BERLIN (02/10/2000) - Deutsche Telekom AG's online provider and mobile phone subsidiaries today said they will form a new company that will sell Internet-based services over mobile devices throughout Europe.

Mobile carrier T-Mobil International AG will own 60 percent of the new company, and ISP T-Online International AG will own the remaining 40 percent, executives said here at a press conference today.

The as yet unnamed company will create a European Internet portal that will offer consumers products and services -- such as banking, shopping, entertainment and news -- that change based on where the customer is located, according to Kai-Uwe Ricke, chairman of T-Mobil.

"You can only open this market when you approach it from both sides," said Ricke, referring to combining the strengths of the mobile carrier and Deutsche Telekom's Internet service provider.

Initially, the services will be sold only to customers of Deutsche Telekom's mobile subsidiaries, Ricke said. Besides T-Mobil, that includes customers of the U.K. network One 2 One, which Deutsche Telekom acquired late last year, as well as the Austrian network max.mobil, of which it owns 91 percent.

Later, T-Mobil and T-Online plan to offer the portal to users of other networks and service providers in Europe, Ricke said.

Within T-Mobil's own network, GPRS (General Packet Radio Service) technology, which will send data in packets and increase transmission speeds, will increase the attractiveness of these mobile services, Ricke said.

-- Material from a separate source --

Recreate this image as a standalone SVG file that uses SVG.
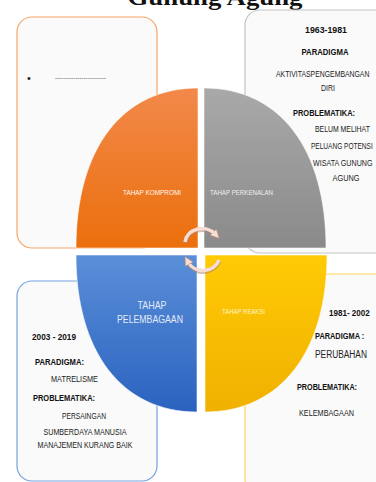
<svg xmlns="http://www.w3.org/2000/svg" width="376" height="482" viewBox="0 0 376 482">
<defs>
<linearGradient id="gOr" x1="0" y1="0" x2="0" y2="1"><stop offset="0" stop-color="#f2894a"/><stop offset="1" stop-color="#eb6f0c"/></linearGradient>
<linearGradient id="gGr" x1="0" y1="0" x2="0" y2="1"><stop offset="0" stop-color="#a9a9a9"/><stop offset="1" stop-color="#8a8a8a"/></linearGradient>
<linearGradient id="gBl" x1="0" y1="0" x2="0" y2="1"><stop offset="0" stop-color="#5a8fd8"/><stop offset="1" stop-color="#2b62bf"/></linearGradient>
<linearGradient id="gYe" x1="0" y1="0" x2="0" y2="1"><stop offset="0" stop-color="#ffcb05"/><stop offset="1" stop-color="#f0b000"/></linearGradient>
<marker id="ah" viewBox="0 0 10 10" refX="3" refY="5" markerWidth="9" markerHeight="9" markerUnits="userSpaceOnUse" orient="auto">
<path d="M0,0 L10,5 L0,10 Z" fill="#f7ddd3" stroke="#b88a7a" stroke-width="0.8"/>
</marker>
<style>
.box{fill:#fafafa;stroke-width:1.2}
.t{font-family:"Liberation Sans Narrow","Liberation Sans",Arial,sans-serif;font-size:8.5px;fill:#222}
.b{font-weight:bold;fill:#111}
.q{font-size:8px}
.wo{fill:#fff6ee}
.wg{fill:#eeeeee}
.wb{fill:#e2eaf8;font-size:10.5px}
.wy{fill:#fff4c8}
.seg{stroke:#ffffff;stroke-opacity:0.55;stroke-width:1}
.arw{fill:none;stroke:#f7ddd3;stroke-width:3.5;marker-end:url(#ah)}
.arws{fill:none;stroke:#a98676;stroke-opacity:0.55;stroke-width:5}
</style>
</defs>
<rect width="376" height="482" fill="#ffffff"/>
<text x="215" y="5" text-anchor="middle" font-family="'Liberation Serif',serif" font-weight="bold" font-size="24" textLength="175" lengthAdjust="spacingAndGlyphs" fill="#111">Gunung Agung</text>

<g id="box-kompromi">
<rect class="box" x="17" y="17" width="140" height="231" rx="15" stroke="#f5a668"/>
<text class="t" x="27" y="82" style="font-size:11px">•</text>
<text class="t" x="55" y="80" textLength="51" lengthAdjust="spacingAndGlyphs" style="font-size:5px">-------------------------</text>
</g>
<g id="box-perkenalan">
<rect class="box" x="245" y="10" width="150" height="243" rx="15" stroke="#c4c4c4"/>
<text class="t b" x="326" y="33" text-anchor="middle" textLength="42" lengthAdjust="spacingAndGlyphs">1963-1981</text>
<text class="t b" x="325" y="55" text-anchor="middle" textLength="47" lengthAdjust="spacingAndGlyphs">PARADIGMA</text>
<text class="t" transform="translate(276,77) scale(0.81,1)">AKTIVITASPENGEMBANGAN</text>
<text class="t" x="328" y="91" text-anchor="middle" textLength="14" lengthAdjust="spacingAndGlyphs">DIRI</text>
<text class="t b" x="293" y="116" textLength="62" lengthAdjust="spacingAndGlyphs">PROBLEMATIKA:</text>
<text class="t" transform="translate(315,132) scale(0.81,1)">BELUM  MELIHAT</text>
<text class="t" transform="translate(311,149) scale(0.77,1)">PELUANG  POTENSI</text>
<text class="t" transform="translate(313,166) scale(0.84,1)">WISATA GUNUNG</text>
<text class="t" x="346" y="181" text-anchor="middle" textLength="27" lengthAdjust="spacingAndGlyphs">AGUNG</text>
</g>
<g id="box-pelembagaan">
<rect class="box" x="17" y="281" width="140" height="200" rx="15" stroke="#75a2e0"/>
<text class="t b" x="32" y="340" textLength="44" lengthAdjust="spacingAndGlyphs">2003 - 2019</text>
<text class="t b" x="35" y="365" textLength="49" lengthAdjust="spacingAndGlyphs">PARADIGMA:</text>
<text class="t" x="51" y="382" textLength="47" lengthAdjust="spacingAndGlyphs">MATRELISME</text>
<text class="t b" x="33" y="401" textLength="62" lengthAdjust="spacingAndGlyphs">PROBLEMATIKA:</text>
<text class="t" x="84" y="419" text-anchor="middle" textLength="44" lengthAdjust="spacingAndGlyphs">PERSAINGAN</text>
<text class="t" x="85" y="435" text-anchor="middle" textLength="83" lengthAdjust="spacingAndGlyphs">SUMBERDAYA MANUSIA</text>
<text class="t" x="85" y="448" text-anchor="middle" textLength="95" lengthAdjust="spacingAndGlyphs">MANAJEMEN KURANG BAIK</text>
</g>
<g id="box-reaksi">
<rect class="box" x="245" y="274" width="150" height="220" rx="15" stroke="#ffd55a"/>
<text class="t b" transform="translate(329,316) scale(0.95,1)">1981- 2002</text>
<text class="t b" transform="translate(315,339) scale(0.87,1)">PARADIGMA  :</text>
<text class="t" transform="translate(315,358) scale(0.76,1)" style="font-size:11px">PERUBAHAN</text>
<text class="t b" x="297" y="390" textLength="60" lengthAdjust="spacingAndGlyphs">PROBLEMATIKA:</text>
<text class="t" x="299" y="416" textLength="55" lengthAdjust="spacingAndGlyphs">KELEMBAGAAN</text>
</g>

<g id="seg-kompromi">
<path class="seg" d="M198,248 L76,248 C76,149 122,88 198,88 Z" fill="url(#gOr)"/>
<text class="t q wo" x="152" y="195" text-anchor="middle" textLength="58" lengthAdjust="spacingAndGlyphs">TAHAP KOMPROMI</text>
</g>
<g id="seg-perkenalan">
<path class="seg" d="M204,88 C280,88 326,149 326,248 L204,248 Z" fill="url(#gGr)"/>
<text class="t q wg" x="210" y="195" textLength="63" lengthAdjust="spacingAndGlyphs">TAHAP PERKENALAN</text>
</g>
<g id="seg-pelembagaan">
<path class="seg" d="M76,255 L197,255 L197,412 C122,412 76,352 76,255 Z" fill="url(#gBl)"/>
<text class="t wb" x="152" y="309" text-anchor="middle" textLength="29" lengthAdjust="spacingAndGlyphs">TAHAP</text>
<text class="t wb" x="150" y="323" text-anchor="middle" textLength="66" lengthAdjust="spacingAndGlyphs">PELEMBAGAAN</text>
</g>
<g id="seg-reaksi">
<path class="seg" d="M205,255 L327,255 C327,352 280,412 205,412 Z" fill="url(#gYe)"/>
<text class="t q wy" x="222" y="314" textLength="43" lengthAdjust="spacingAndGlyphs">TAHAP REAKSI</text>
</g>

<g id="connectors">
<path class="arws" d="M185,243 A17,15 0 0 1 215,235"/>
<path class="arw" d="M185,242 A17,15 0 0 1 215,234"/>
<path class="arws" d="M219,261 A17,16 0 0 1 188,263"/>
<path class="arw" d="M219,260 A17,16 0 0 1 188,262"/>
</g>
</svg>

T-Mobil expects to have its networks equipped for GPRS by the end of the year.

Details of the new venture between the two Deutsche Telekom subsidiaries were sketchy, however. Pressed to say where and when the services would be available, Ricke said nothing concrete would be launched before late in the third quarter of the year.

Neither would he or T-online managing board member Ralf Eck elaborate on whether the services provided will, from the start, be offered in languages other than German.

T-Online has access to content through agreements with 400 partners, including the media company Verlagsgruppe Milchstrasse, the television news station NTV, German travel news service L'TUR and German finance publisher DM, Eck said.

The majority of this content is German language, however.

Indeed, T-Online' s efforts to enter markets outside of Germany, which it announced with a fanfare a year ago, have not proceeded at a rapid pace. [See "Germany's T-Online Goes International," Jan.27, 1999.] Until now, only a T-Online portal in Austria has been launched. At the time of the announcement, T-Online head Wolfgang Keuntje said Deutsche Telekom would have to make international acquisitions to carry out the strategy, but that has not yet happened.

Asked about T-Online's international efforts, Eck today said those initiatives will get under way in Central Europe over the course of this year. He declined to give further details, citing a quiet period associated with the ISP's upcoming initial public offering (IPO) in April.

T-Mobil has some 9.1 million subscribers, making it one of the top two mobile carriers in Germany, with Mannesmann Mobilfunk GmbH. T-Online has 4.2 million customers, and is the largest ISP in Germany.